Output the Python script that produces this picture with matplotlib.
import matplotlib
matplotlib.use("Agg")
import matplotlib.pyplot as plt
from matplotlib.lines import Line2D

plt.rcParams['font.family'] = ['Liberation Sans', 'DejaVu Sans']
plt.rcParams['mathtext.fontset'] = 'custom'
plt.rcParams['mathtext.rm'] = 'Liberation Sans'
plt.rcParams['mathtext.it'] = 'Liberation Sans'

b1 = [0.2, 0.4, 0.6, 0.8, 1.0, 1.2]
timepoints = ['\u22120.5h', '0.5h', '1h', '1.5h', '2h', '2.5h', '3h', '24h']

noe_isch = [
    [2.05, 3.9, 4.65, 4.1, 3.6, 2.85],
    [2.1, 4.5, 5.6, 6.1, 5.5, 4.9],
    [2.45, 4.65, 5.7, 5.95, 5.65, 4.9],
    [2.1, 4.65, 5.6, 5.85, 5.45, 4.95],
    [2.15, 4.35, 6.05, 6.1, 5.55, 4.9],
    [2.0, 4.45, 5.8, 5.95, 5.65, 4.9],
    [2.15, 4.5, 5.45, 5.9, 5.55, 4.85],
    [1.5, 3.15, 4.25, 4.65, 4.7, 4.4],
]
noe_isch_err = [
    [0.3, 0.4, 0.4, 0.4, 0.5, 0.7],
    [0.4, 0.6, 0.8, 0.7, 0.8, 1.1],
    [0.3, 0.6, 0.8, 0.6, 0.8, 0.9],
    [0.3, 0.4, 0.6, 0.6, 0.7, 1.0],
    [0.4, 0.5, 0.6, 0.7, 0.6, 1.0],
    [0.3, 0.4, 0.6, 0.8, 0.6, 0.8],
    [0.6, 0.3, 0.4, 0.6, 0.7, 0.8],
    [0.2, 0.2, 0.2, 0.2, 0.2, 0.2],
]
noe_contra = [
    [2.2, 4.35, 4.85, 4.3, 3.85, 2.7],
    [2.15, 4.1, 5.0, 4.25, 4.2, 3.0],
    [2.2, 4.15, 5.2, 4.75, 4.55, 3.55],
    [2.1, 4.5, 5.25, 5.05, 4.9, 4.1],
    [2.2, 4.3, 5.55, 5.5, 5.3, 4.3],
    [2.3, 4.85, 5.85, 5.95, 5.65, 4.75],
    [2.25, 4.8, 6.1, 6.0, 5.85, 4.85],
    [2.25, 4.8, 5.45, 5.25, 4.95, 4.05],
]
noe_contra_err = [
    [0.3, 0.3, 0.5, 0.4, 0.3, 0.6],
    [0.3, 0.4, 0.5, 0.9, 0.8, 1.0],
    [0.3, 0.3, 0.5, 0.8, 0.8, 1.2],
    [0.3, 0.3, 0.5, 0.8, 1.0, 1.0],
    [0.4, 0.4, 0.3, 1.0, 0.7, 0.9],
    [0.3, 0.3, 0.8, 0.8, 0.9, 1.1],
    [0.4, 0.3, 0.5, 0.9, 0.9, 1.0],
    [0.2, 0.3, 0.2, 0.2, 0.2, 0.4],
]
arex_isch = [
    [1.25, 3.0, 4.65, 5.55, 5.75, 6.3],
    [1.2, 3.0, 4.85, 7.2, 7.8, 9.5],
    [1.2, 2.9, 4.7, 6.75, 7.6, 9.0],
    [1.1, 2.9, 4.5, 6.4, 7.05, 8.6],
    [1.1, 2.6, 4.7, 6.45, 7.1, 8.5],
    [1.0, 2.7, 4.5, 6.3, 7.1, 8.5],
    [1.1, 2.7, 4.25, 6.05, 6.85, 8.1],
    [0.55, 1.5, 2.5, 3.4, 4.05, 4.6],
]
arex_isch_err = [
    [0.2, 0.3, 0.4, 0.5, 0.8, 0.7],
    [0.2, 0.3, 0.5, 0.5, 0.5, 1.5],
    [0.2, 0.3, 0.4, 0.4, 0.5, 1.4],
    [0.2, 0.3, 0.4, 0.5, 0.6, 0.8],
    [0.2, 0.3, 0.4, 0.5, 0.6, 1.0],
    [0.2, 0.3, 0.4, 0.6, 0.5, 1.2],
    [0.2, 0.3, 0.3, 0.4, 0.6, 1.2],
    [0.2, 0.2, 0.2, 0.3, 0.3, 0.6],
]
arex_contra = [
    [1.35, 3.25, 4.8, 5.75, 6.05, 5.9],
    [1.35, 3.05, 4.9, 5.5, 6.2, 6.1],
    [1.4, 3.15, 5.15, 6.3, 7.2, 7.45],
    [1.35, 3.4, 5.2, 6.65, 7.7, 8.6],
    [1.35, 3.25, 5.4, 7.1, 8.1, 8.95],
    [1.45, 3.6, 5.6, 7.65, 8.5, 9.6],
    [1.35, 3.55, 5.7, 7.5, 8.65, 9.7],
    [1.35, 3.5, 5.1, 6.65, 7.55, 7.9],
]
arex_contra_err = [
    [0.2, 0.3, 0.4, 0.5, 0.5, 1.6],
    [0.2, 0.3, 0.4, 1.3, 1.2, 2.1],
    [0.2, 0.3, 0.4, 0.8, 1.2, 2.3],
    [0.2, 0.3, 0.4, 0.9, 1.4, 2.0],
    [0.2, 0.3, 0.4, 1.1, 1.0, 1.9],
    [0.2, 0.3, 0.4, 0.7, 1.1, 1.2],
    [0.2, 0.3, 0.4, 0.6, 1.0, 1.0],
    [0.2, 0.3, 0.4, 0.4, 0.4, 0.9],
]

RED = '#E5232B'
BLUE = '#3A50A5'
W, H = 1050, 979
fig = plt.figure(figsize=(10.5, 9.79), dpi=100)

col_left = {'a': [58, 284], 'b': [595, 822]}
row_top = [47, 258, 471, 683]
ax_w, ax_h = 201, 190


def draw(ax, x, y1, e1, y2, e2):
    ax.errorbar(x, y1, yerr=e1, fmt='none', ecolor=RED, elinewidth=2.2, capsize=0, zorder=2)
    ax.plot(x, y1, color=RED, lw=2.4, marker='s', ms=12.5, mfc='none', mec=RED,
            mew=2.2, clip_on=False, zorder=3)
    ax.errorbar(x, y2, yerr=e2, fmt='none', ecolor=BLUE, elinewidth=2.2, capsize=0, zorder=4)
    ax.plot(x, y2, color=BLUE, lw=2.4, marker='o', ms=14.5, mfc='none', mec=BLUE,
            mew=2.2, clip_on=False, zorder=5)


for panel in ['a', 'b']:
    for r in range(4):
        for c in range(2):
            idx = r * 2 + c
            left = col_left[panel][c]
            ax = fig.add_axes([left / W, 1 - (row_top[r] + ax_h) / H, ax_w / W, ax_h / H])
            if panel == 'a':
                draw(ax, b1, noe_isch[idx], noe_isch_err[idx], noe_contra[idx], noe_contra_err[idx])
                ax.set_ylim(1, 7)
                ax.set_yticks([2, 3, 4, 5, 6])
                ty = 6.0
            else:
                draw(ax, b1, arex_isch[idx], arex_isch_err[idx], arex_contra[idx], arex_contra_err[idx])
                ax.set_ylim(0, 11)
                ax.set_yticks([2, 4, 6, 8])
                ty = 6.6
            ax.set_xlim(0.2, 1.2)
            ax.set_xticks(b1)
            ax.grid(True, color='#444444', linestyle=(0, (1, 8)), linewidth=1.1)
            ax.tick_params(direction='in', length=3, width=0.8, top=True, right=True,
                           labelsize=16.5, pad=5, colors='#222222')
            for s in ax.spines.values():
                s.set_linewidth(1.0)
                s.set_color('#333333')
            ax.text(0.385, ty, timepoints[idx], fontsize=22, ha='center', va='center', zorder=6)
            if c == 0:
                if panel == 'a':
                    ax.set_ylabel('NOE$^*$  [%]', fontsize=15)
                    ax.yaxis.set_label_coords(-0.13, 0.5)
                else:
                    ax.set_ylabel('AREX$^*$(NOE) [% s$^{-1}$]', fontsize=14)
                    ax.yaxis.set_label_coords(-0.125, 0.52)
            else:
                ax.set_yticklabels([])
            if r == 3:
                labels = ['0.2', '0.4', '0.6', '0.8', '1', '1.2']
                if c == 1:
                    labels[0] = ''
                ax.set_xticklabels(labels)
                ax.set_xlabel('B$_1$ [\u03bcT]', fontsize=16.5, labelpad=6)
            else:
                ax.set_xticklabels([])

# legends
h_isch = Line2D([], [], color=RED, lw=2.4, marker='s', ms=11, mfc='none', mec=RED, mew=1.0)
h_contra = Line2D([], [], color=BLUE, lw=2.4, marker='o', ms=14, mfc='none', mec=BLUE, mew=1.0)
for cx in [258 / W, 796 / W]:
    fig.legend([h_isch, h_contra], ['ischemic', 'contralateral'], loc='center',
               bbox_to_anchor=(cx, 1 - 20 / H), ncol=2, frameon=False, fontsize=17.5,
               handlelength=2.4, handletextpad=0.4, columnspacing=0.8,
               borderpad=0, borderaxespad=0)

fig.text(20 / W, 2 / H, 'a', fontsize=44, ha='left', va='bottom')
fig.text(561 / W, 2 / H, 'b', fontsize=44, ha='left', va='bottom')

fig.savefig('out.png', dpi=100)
==
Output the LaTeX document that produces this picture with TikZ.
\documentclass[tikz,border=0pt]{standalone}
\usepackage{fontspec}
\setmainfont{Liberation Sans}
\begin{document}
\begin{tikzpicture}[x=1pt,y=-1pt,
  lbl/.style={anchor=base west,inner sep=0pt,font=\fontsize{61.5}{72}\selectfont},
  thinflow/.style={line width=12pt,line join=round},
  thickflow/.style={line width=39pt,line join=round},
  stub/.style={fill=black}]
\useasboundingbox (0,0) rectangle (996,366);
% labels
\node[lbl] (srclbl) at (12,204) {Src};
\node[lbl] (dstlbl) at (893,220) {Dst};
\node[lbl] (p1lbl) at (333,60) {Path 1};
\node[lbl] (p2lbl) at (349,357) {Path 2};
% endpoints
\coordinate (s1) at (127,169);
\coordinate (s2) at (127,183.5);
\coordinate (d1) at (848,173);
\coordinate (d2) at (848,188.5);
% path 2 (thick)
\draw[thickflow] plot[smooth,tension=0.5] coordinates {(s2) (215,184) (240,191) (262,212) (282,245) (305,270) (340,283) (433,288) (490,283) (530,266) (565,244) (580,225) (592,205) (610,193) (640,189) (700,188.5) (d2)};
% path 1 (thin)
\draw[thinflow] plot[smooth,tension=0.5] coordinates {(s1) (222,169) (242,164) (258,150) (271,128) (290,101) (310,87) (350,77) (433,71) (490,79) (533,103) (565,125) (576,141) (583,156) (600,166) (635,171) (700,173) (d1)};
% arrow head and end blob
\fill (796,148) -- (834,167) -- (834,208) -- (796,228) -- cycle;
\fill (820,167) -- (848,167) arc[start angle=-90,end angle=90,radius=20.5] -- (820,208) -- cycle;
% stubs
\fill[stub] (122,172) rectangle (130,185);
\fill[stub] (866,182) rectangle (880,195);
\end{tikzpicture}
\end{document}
--
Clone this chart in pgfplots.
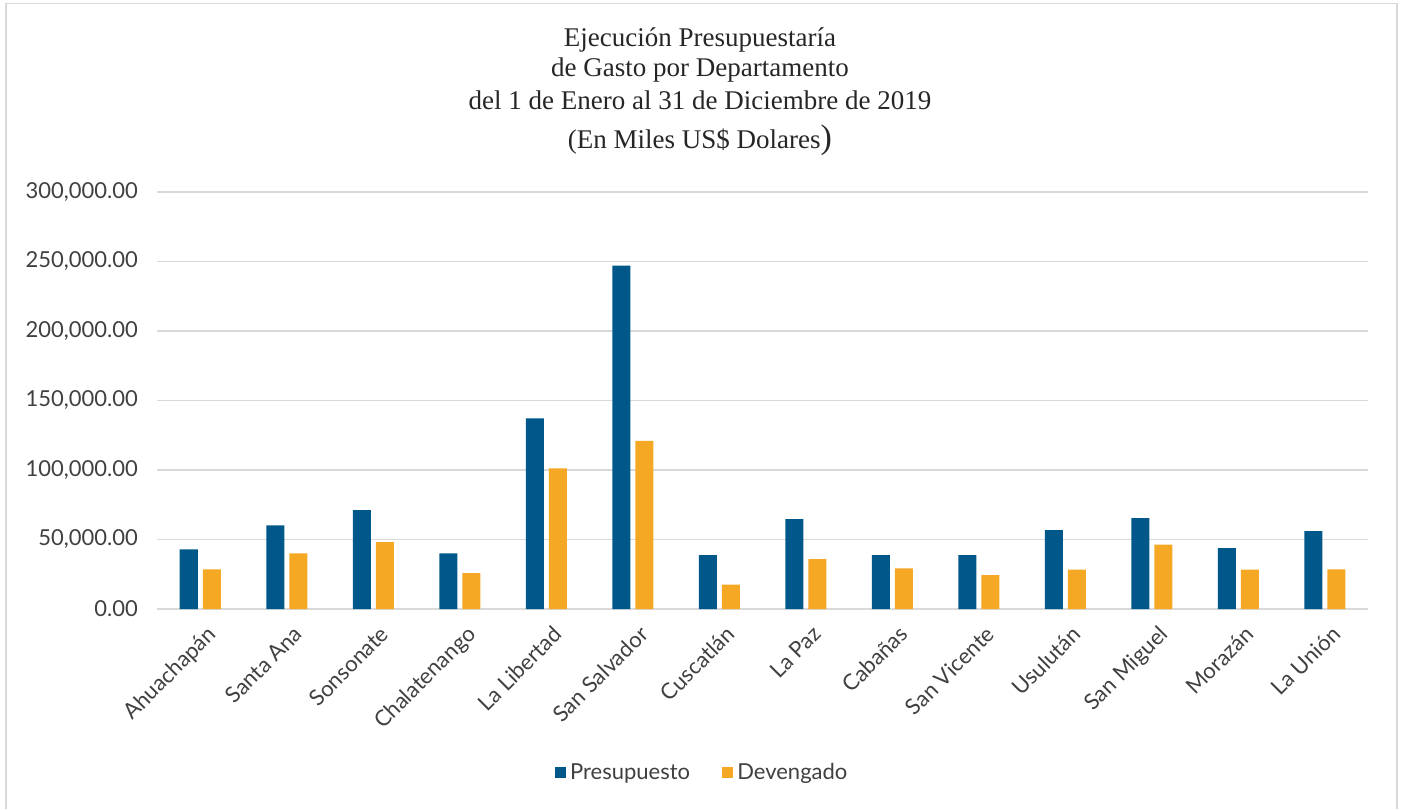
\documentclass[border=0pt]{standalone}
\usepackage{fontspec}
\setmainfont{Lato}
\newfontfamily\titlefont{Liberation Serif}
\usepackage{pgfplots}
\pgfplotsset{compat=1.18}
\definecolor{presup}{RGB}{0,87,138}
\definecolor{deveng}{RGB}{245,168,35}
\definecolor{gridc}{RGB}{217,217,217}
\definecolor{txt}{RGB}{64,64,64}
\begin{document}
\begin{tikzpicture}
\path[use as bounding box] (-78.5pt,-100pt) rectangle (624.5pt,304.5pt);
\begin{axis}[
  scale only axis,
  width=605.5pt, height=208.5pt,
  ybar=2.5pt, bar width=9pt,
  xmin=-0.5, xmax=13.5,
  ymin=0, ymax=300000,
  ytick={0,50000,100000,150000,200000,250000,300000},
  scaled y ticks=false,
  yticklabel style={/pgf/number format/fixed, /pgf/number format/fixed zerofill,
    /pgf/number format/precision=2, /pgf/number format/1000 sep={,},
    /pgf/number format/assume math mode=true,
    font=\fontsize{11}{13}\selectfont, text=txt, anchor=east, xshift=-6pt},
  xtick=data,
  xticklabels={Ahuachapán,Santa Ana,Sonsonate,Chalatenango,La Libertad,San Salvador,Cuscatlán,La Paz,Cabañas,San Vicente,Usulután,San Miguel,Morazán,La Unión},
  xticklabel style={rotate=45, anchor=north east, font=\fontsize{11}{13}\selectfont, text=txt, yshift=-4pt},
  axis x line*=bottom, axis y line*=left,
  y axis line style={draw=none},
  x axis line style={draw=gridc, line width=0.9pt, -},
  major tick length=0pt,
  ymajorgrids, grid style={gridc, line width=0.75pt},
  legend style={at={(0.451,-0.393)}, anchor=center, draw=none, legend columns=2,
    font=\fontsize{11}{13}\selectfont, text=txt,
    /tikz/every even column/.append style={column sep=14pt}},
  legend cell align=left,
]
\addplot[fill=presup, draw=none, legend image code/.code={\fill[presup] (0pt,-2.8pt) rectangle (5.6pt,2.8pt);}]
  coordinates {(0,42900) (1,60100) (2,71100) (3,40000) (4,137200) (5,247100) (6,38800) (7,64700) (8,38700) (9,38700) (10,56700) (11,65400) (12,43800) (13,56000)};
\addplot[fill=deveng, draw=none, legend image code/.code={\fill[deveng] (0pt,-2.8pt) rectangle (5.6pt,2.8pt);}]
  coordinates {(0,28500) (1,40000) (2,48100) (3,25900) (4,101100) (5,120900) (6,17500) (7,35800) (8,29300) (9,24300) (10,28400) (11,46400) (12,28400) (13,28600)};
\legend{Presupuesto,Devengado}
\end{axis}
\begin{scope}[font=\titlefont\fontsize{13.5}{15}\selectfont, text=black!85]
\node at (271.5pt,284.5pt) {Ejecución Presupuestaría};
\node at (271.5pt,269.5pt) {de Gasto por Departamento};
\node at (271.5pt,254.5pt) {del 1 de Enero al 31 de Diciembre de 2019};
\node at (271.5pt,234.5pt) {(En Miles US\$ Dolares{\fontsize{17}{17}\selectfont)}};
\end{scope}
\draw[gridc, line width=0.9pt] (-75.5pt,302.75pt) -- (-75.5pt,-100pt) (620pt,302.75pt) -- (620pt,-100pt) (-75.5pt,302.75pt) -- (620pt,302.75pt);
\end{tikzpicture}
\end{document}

Stated problem:
From the listing, copy each line containing the word "with".

Solution to this problem:
Output the Python script that produces this picture with matplotlib.
Output the LaTeX document that produces this picture with TikZ.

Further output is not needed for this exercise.